*Short exercise*:
Retype the data exactly, from its first line to the line containing "import plotly.graph_objects as go", including both, and skip any picture.

*Data segment*:
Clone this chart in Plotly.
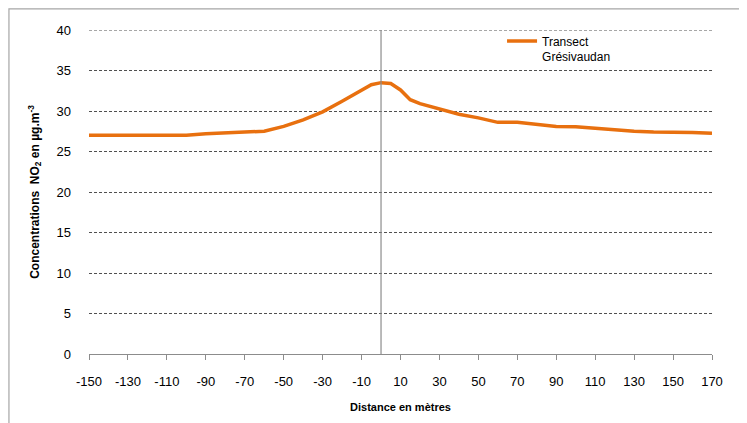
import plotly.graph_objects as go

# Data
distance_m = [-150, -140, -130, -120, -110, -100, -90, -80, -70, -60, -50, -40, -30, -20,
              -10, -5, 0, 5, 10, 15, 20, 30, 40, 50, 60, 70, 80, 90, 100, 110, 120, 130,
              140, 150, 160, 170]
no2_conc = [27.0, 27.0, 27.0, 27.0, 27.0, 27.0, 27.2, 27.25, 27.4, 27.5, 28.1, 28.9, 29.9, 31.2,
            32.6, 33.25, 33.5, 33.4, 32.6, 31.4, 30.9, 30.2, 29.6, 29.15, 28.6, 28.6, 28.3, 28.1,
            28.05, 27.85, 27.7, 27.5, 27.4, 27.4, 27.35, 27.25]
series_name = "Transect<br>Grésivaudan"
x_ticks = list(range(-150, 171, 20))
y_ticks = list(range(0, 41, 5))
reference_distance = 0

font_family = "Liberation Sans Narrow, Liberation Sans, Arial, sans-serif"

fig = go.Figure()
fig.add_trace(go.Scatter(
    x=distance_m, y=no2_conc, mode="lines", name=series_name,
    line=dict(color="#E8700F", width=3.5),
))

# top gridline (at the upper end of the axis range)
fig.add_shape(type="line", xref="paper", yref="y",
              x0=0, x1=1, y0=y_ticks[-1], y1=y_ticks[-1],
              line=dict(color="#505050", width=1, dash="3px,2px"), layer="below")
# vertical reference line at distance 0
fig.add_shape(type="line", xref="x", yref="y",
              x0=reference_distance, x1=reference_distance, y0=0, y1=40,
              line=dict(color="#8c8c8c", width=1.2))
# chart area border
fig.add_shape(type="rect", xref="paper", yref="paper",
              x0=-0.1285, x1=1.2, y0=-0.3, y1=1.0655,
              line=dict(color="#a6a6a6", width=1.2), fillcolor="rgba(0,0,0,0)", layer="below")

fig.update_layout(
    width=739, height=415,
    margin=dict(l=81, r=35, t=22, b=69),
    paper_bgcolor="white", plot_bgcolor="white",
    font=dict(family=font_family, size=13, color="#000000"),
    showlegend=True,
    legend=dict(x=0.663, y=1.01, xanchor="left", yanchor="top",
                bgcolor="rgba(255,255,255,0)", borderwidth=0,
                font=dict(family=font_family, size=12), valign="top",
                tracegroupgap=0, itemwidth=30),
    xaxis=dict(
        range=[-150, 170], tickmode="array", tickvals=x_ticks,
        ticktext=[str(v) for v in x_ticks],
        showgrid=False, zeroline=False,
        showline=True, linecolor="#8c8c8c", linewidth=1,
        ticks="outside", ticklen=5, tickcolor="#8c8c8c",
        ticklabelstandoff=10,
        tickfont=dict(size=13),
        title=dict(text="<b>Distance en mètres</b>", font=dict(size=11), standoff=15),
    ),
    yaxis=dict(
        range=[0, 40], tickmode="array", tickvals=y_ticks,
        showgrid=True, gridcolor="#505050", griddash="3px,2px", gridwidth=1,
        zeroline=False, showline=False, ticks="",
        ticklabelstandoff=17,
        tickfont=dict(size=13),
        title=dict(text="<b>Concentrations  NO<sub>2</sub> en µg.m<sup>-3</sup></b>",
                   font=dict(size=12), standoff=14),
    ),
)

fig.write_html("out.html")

*Task result*:
Clone this chart in Plotly.
import plotly.graph_objects as go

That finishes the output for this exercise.